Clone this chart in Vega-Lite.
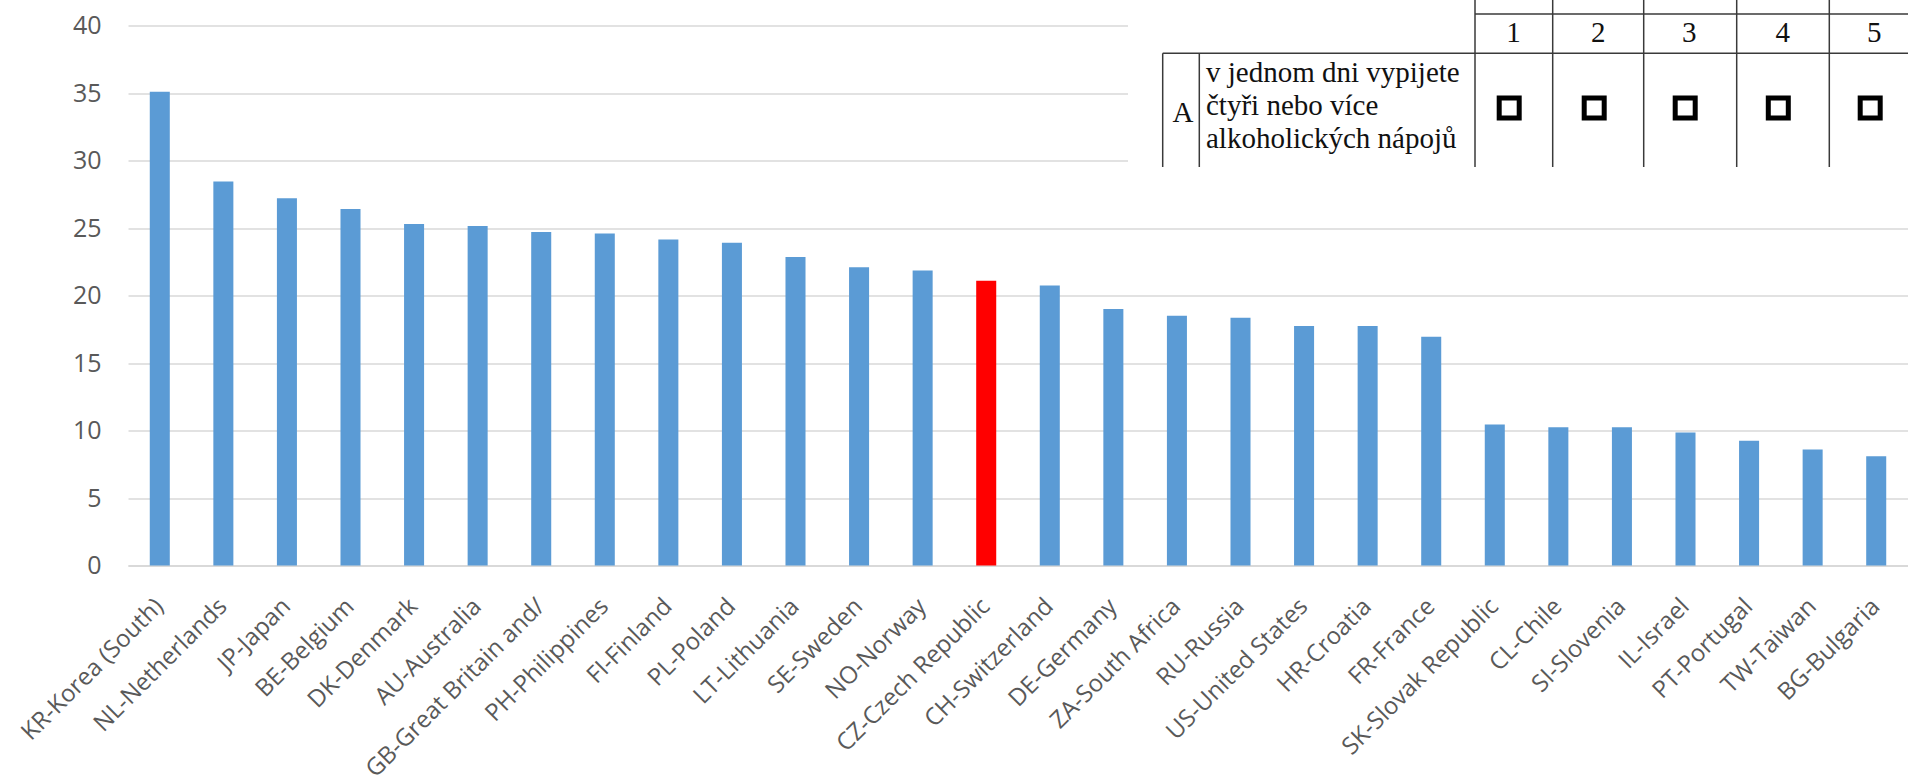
{
  "$schema": "https://vega.github.io/schema/vega-lite/v6.json",
  "width": 1780,
  "height": 540,
  "autosize": {"type": "none"},
  "padding": {"left": 128, "top": 25.5, "right": 0, "bottom": 210.5},
  "background": "white",
  "config": {"view": {"stroke": null}, "font": "Open Sans"},
  "datasets": {
    "countries": [
      {"country": "KR-Korea (South)", "value": 35.1},
      {"country": "NL-Netherlands", "value": 28.45},
      {"country": "JP-Japan", "value": 27.2},
      {"country": "BE-Belgium", "value": 26.4},
      {"country": "DK-Denmark", "value": 25.3},
      {"country": "AU-Australia", "value": 25.15},
      {"country": "GB-Great Britain and/", "value": 24.7},
      {"country": "PH-Philippines", "value": 24.6},
      {"country": "FI-Finland", "value": 24.15},
      {"country": "PL-Poland", "value": 23.9},
      {"country": "LT-Lithuania", "value": 22.85},
      {"country": "SE-Sweden", "value": 22.1},
      {"country": "NO-Norway", "value": 21.85},
      {"country": "CZ-Czech Republic", "value": 21.1},
      {"country": "CH-Switzerland", "value": 20.75},
      {"country": "DE-Germany", "value": 19.0},
      {"country": "ZA-South Africa", "value": 18.5},
      {"country": "RU-Russia", "value": 18.35},
      {"country": "US-United States", "value": 17.75},
      {"country": "HR-Croatia", "value": 17.75},
      {"country": "FR-France", "value": 16.95},
      {"country": "SK-Slovak Republic", "value": 10.45},
      {"country": "CL-Chile", "value": 10.25},
      {"country": "SI-Slovenia", "value": 10.25},
      {"country": "IL-Israel", "value": 9.85},
      {"country": "PT-Portugal", "value": 9.25},
      {"country": "TW-Taiwan", "value": 8.6},
      {"country": "BG-Bulgaria", "value": 8.1}
    ],
    "tableBox": [{"left": 1128, "right": 1908, "top": 0, "bottom": 167}],
    "tableRules": [
      {"x1": 1475, "x2": 1908, "y1": 14, "y2": 14},
      {"x1": 1162.7, "x2": 1908, "y1": 53.3, "y2": 53.3},
      {"x1": 1162.7, "x2": 1162.7, "y1": 53.3, "y2": 167},
      {"x1": 1199.3, "x2": 1199.3, "y1": 53.3, "y2": 167},
      {"x1": 1475, "x2": 1475, "y1": 0, "y2": 167},
      {"x1": 1552.7, "x2": 1552.7, "y1": 0, "y2": 167},
      {"x1": 1643.7, "x2": 1643.7, "y1": 0, "y2": 167},
      {"x1": 1736.7, "x2": 1736.7, "y1": 0, "y2": 167},
      {"x1": 1829.3, "x2": 1829.3, "y1": 0, "y2": 167}
    ],
    "tableHeader": [
      {"label": "1", "x": 1513.5, "y": 41.7},
      {"label": "2", "x": 1598.3, "y": 41.7},
      {"label": "3", "x": 1689.3, "y": 41.7},
      {"label": "4", "x": 1782.7, "y": 41.7},
      {"label": "5", "x": 1874.3, "y": 41.7}
    ],
    "tableLetter": [{"label": "A", "x": 1183, "y": 121.7}],
    "tableQuestion": [
      {"line": "v jednom dni vypijete", "x": 1206, "y": 81.5},
      {"line": "čtyři nebo více", "x": 1206, "y": 114.8},
      {"line": "alkoholických nápojů", "x": 1206, "y": 148}
    ],
    "tableBoxes": [
      {"option": 1, "x": 1509.2, "y": 108},
      {"option": 2, "x": 1594.2, "y": 108},
      {"option": 3, "x": 1685.2, "y": 108},
      {"option": 4, "x": 1778.3, "y": 108},
      {"option": 5, "x": 1870.2, "y": 108}
    ]
  },
  "layer": [
    {
      "data": {"name": "countries"},
      "mark": {"type": "bar"},
      "encoding": {
        "x": {
          "field": "country",
          "type": "nominal",
          "sort": null,
          "scale": {"paddingInner": 0.685, "paddingOuter": 0.3425},
          "axis": {
            "title": null,
            "ticks": false,
            "domain": true,
            "domainColor": "#D9D9D9",
            "domainWidth": 2,
            "grid": false,
            "labelAngle": -45,
            "labelAlign": "right",
            "labelBaseline": "middle",
            "labelPadding": 37,
            "labelFontSize": 24,
            "labelColor": "#595959",
            "labelLimit": 0,
            "labelFont": "Open Sans"
          }
        },
        "y": {
          "field": "value",
          "type": "quantitative",
          "scale": {"domain": [0, 40], "nice": false},
          "axis": {
            "title": null,
            "values": [0, 5, 10, 15, 20, 25, 30, 35, 40],
            "ticks": false,
            "domain": false,
            "grid": true,
            "gridColor": "#D9D9D9",
            "gridWidth": 1.5,
            "labelPadding": 27,
            "labelFontSize": 25,
            "labelColor": "#595959",
            "labelFont": "Open Sans"
          }
        },
        "color": {
          "condition": {"test": "datum.country === 'CZ-Czech Republic'", "value": "#FF0000"},
          "value": "#5B9BD5"
        }
      }
    },
    {
      "layer": [
        {
          "data": {"name": "tableBox"},
          "mark": {"type": "rect", "fill": "white"},
          "encoding": {
            "x": {"field": "left", "type": "quantitative", "scale": {"domain": [128, 1908], "zero": false, "nice": false}, "axis": null},
            "x2": {"field": "right"},
            "y": {"field": "top", "type": "quantitative", "scale": {"domain": [25.5, 565.5], "reverse": true, "zero": false, "nice": false}, "axis": null},
            "y2": {"field": "bottom"}
          }
        },
        {
          "data": {"name": "tableRules"},
          "mark": {"type": "rule", "stroke": "#3a3a3a", "strokeWidth": 1.5},
          "encoding": {
            "x": {"field": "x1", "type": "quantitative", "axis": null},
            "x2": {"field": "x2"},
            "y": {"field": "y1", "type": "quantitative", "axis": null},
            "y2": {"field": "y2"}
          }
        },
        {
          "data": {"name": "tableHeader"},
          "mark": {"type": "text", "font": "Liberation Serif", "fontSize": 29, "fill": "#111111", "align": "center", "baseline": "alphabetic"},
          "encoding": {
            "x": {"field": "x", "type": "quantitative", "axis": null},
            "y": {"field": "y", "type": "quantitative", "axis": null},
            "text": {"field": "label"}
          }
        },
        {
          "data": {"name": "tableLetter"},
          "mark": {"type": "text", "font": "Liberation Serif", "fontSize": 29, "fill": "#111111", "align": "center", "baseline": "alphabetic"},
          "encoding": {
            "x": {"field": "x", "type": "quantitative", "axis": null},
            "y": {"field": "y", "type": "quantitative", "axis": null},
            "text": {"field": "label"}
          }
        },
        {
          "data": {"name": "tableQuestion"},
          "mark": {"type": "text", "font": "Liberation Serif", "fontSize": 29, "fill": "#111111", "align": "left", "baseline": "alphabetic"},
          "encoding": {
            "x": {"field": "x", "type": "quantitative", "axis": null},
            "y": {"field": "y", "type": "quantitative", "axis": null},
            "text": {"field": "line"}
          }
        },
        {
          "data": {"name": "tableBoxes"},
          "mark": {"type": "point", "shape": "square", "filled": false, "stroke": "#000000", "strokeWidth": 5, "size": 400, "opacity": 1},
          "encoding": {
            "x": {"field": "x", "type": "quantitative", "axis": null},
            "y": {"field": "y", "type": "quantitative", "axis": null}
          }
        }
      ]
    }
  ],
  "resolve": {"scale": {"x": "independent", "y": "independent"}}
}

Exercise directions: The pictures should not be reproduced; quote all of the other material exactly.

Response for this exercise:
Clone this chart in Vega-Lite.
{
  "$schema": "https://vega.github.io/schema/vega-lite/v6.json",
  "width": 1780,
  "height": 540,
  "autosize": {"type": "none"},
  "padding": {"left": 128, "top": 25.5, "right": 0, "bottom": 210.5},
  "background": "white",
  "config": {"view": {"stroke": null}, "font": "Open Sans"},
  "datasets": {
    "countries": [
      {"country": "KR-Korea (South)", "value": 35.1},
      {"country": "NL-Netherlands", "value": 28.45},
      {"country": "JP-Japan", "value": 27.2},
      {"country": "BE-Belgium", "value": 26.4},
      {"country": "DK-Denmark", "value": 25.3},
      {"country": "AU-Australia", "value": 25.15},
      {"country": "GB-Great Britain and/", "value": 24.7},
      {"country": "PH-Philippines", "value": 24.6},
      {"country": "FI-Finland", "value": 24.15},
      {"country": "PL-Poland", "value": 23.9},
      {"country": "LT-Lithuania", "value": 22.85},
      {"country": "SE-Sweden", "value": 22.1},
      {"country": "NO-Norway", "value": 21.85},
      {"country": "CZ-Czech Republic", "value": 21.1},
      {"country": "CH-Switzerland", "value": 20.75},
      {"country": "DE-Germany", "value": 19.0},
      {"country": "ZA-South Africa", "value": 18.5},
      {"country": "RU-Russia", "value": 18.35},
      {"country": "US-United States", "value": 17.75},
      {"country": "HR-Croatia", "value": 17.75},
      {"country": "FR-France", "value": 16.95},
      {"country": "SK-Slovak Republic", "value": 10.45},
      {"country": "CL-Chile", "value": 10.25},
      {"country": "SI-Slovenia", "value": 10.25},
      {"country": "IL-Israel", "value": 9.85},
      {"country": "PT-Portugal", "value": 9.25},
      {"country": "TW-Taiwan", "value": 8.6},
      {"country": "BG-Bulgaria", "value": 8.1}
    ],
    "tableBox": [{"left": 1128, "right": 1908, "top": 0, "bottom": 167}],
    "tableRules": [
      {"x1": 1475, "x2": 1908, "y1": 14, "y2": 14},
      {"x1": 1162.7, "x2": 1908, "y1": 53.3, "y2": 53.3},
      {"x1": 1162.7, "x2": 1162.7, "y1": 53.3, "y2": 167},
      {"x1": 1199.3, "x2": 1199.3, "y1": 53.3, "y2": 167},
      {"x1": 1475, "x2": 1475, "y1": 0, "y2": 167},
      {"x1": 1552.7, "x2": 1552.7, "y1": 0, "y2": 167},
      {"x1": 1643.7, "x2": 1643.7, "y1": 0, "y2": 167},
      {"x1": 1736.7, "x2": 1736.7, "y1": 0, "y2": 167},
      {"x1": 1829.3, "x2": 1829.3, "y1": 0, "y2": 167}
    ],
    "tableHeader": [
      {"label": "1", "x": 1513.5, "y": 41.7},
      {"label": "2", "x": 1598.3, "y": 41.7},
      {"label": "3", "x": 1689.3, "y": 41.7},
      {"label": "4", "x": 1782.7, "y": 41.7},
      {"label": "5", "x": 1874.3, "y": 41.7}
    ],
    "tableLetter": [{"label": "A", "x": 1183, "y": 121.7}],
    "tableQuestion": [
      {"line": "v jednom dni vypijete", "x": 1206, "y": 81.5},
      {"line": "čtyři nebo více", "x": 1206, "y": 114.8},
      {"line": "alkoholických nápojů", "x": 1206, "y": 148}
    ],
    "tableBoxes": [
      {"option": 1, "x": 1509.2, "y": 108},
      {"option": 2, "x": 1594.2, "y": 108},
      {"option": 3, "x": 1685.2, "y": 108},
      {"option": 4, "x": 1778.3, "y": 108},
      {"option": 5, "x": 1870.2, "y": 108}
    ]
  },
  "layer": [
    {
      "data": {"name": "countries"},
      "mark": {"type": "bar"},
      "encoding": {
        "x": {
          "field": "country",
          "type": "nominal",
          "sort": null,
          "scale": {"paddingInner": 0.685, "paddingOuter": 0.3425},
          "axis": {
            "title": null,
            "ticks": false,
            "domain": true,
            "domainColor": "#D9D9D9",
            "domainWidth": 2,
            "grid": false,
            "labelAngle": -45,
            "labelAlign": "right",
            "labelBaseline": "middle",
            "labelPadding": 37,
            "labelFontSize": 24,
            "labelColor": "#595959",
            "labelLimit": 0,
            "labelFont": "Open Sans"
          }
        },
        "y": {
          "field": "value",
          "type": "quantitative",
          "scale": {"domain": [0, 40], "nice": false},
          "axis": {
            "title": null,
            "values": [0, 5, 10, 15, 20, 25, 30, 35, 40],
            "ticks": false,
            "domain": false,
            "grid": true,
            "gridColor": "#D9D9D9",
            "gridWidth": 1.5,
            "labelPadding": 27,
            "labelFontSize": 25,
            "labelColor": "#595959",
            "labelFont": "Open Sans"
          }
        },
        "color": {
          "condition": {"test": "datum.country === 'CZ-Czech Republic'", "value": "#FF0000"},
          "value": "#5B9BD5"
        }
      }
    },
    {
      "layer": [
        {
          "data": {"name": "tableBox"},
          "mark": {"type": "rect", "fill": "white"},
          "encoding": {
            "x": {"field": "left", "type": "quantitative", "scale": {"domain": [128, 1908], "zero": false, "nice": false}, "axis": null},
            "x2": {"field": "right"},
            "y": {"field": "top", "type": "quantitative", "scale": {"domain": [25.5, 565.5], "reverse": true, "zero": false, "nice": false}, "axis": null},
            "y2": {"field": "bottom"}
          }
        },
        {
          "data": {"name": "tableRules"},
          "mark": {"type": "rule", "stroke": "#3a3a3a", "strokeWidth": 1.5},
          "encoding": {
            "x": {"field": "x1", "type": "quantitative", "axis": null},
            "x2": {"field": "x2"},
            "y": {"field": "y1", "type": "quantitative", "axis": null},
            "y2": {"field": "y2"}
          }
        },
        {
          "data": {"name": "tableHeader"},
          "mark": {"type": "text", "font": "Liberation Serif", "fontSize": 29, "fill": "#111111", "align": "center", "baseline": "alphabetic"},
          "encoding": {
            "x": {"field": "x", "type": "quantitative", "axis": null},
            "y": {"field": "y", "type": "quantitative", "axis": null},
            "text": {"field": "label"}
          }
        },
        {
          "data": {"name": "tableLetter"},
          "mark": {"type": "text", "font": "Liberation Serif", "fontSize": 29, "fill": "#111111", "align": "center", "baseline": "alphabetic"},
          "encoding": {
            "x": {"field": "x", "type": "quantitative", "axis": null},
            "y": {"field": "y", "type": "quantitative", "axis": null},
            "text": {"field": "label"}
          }
        },
        {
          "data": {"name": "tableQuestion"},
          "mark": {"type": "text", "font": "Liberation Serif", "fontSize": 29, "fill": "#111111", "align": "left", "baseline": "alphabetic"},
          "encoding": {
            "x": {"field": "x", "type": "quantitative", "axis": null},
            "y": {"field": "y", "type": "quantitative", "axis": null},
            "text": {"field": "line"}
          }
        },
        {
          "data": {"name": "tableBoxes"},
          "mark": {"type": "point", "shape": "square", "filled": false, "stroke": "#000000", "strokeWidth": 5, "size": 400, "opacity": 1},
          "encoding": {
            "x": {"field": "x", "type": "quantitative", "axis": null},
            "y": {"field": "y", "type": "quantitative", "axis": null}
          }
        }
      ]
    }
  ],
  "resolve": {"scale": {"x": "independent", "y": "independent"}}
}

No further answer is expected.